Information provided:
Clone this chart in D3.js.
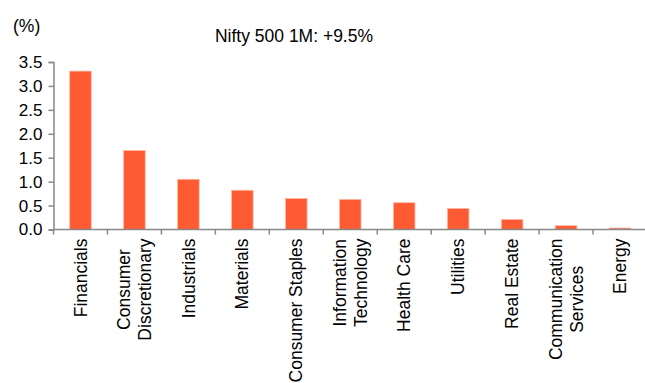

* * *

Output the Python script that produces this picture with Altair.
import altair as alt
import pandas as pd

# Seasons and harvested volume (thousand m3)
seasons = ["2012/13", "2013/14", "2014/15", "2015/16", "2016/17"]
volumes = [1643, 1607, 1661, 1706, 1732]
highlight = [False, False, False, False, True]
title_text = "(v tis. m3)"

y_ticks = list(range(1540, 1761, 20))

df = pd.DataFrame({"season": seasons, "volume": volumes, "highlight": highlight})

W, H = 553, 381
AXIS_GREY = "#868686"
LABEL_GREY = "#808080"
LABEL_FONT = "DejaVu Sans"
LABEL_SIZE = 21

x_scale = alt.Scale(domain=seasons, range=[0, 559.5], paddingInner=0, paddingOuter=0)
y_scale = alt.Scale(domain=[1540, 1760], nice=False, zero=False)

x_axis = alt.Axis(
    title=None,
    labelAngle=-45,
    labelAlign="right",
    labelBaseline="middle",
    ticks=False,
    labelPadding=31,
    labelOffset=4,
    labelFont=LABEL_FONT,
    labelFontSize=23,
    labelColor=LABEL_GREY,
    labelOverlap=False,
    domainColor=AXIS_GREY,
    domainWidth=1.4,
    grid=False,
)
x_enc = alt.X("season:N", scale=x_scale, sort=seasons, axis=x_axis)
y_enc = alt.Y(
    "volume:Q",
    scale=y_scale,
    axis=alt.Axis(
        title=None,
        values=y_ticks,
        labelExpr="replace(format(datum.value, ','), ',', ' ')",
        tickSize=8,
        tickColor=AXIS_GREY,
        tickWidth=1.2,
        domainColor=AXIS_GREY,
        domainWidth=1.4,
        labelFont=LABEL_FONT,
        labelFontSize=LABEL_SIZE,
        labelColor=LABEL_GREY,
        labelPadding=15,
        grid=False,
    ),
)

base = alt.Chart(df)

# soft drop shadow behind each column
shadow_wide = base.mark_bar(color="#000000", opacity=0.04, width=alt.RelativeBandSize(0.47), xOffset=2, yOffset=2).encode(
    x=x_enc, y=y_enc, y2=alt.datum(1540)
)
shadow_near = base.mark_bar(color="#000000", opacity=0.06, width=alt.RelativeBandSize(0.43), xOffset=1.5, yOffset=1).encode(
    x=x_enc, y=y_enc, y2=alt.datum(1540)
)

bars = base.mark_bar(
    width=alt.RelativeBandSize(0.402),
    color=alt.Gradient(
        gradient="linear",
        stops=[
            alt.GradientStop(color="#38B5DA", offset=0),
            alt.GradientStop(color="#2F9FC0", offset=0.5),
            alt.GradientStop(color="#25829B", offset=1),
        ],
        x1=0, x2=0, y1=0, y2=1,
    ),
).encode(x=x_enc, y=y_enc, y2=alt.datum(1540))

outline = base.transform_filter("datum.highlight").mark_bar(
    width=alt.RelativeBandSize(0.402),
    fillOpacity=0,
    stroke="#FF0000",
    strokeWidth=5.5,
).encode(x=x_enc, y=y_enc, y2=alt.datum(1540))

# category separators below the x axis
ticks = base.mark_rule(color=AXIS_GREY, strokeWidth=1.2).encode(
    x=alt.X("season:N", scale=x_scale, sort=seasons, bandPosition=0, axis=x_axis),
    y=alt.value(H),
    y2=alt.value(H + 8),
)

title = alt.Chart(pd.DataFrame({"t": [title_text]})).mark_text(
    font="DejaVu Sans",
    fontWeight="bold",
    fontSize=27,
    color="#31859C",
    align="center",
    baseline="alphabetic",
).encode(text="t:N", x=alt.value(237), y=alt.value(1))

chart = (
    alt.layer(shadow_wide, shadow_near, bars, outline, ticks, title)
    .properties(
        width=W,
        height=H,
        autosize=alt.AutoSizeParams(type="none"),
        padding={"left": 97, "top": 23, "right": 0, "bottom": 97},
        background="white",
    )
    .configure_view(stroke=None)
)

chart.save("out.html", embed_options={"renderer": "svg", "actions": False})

To be done: Quote exactly the lines running from the line with "Output the Python" through the line with "LABEL_SIZE = 21", both ends included, and nothing more.

Finished exercise:
Output the Python script that produces this picture with Altair.
import altair as alt
import pandas as pd

# Seasons and harvested volume (thousand m3)
seasons = ["2012/13", "2013/14", "2014/15", "2015/16", "2016/17"]
volumes = [1643, 1607, 1661, 1706, 1732]
highlight = [False, False, False, False, True]
title_text = "(v tis. m3)"

y_ticks = list(range(1540, 1761, 20))

df = pd.DataFrame({"season": seasons, "volume": volumes, "highlight": highlight})

W, H = 553, 381
AXIS_GREY = "#868686"
LABEL_GREY = "#808080"
LABEL_FONT = "DejaVu Sans"
LABEL_SIZE = 21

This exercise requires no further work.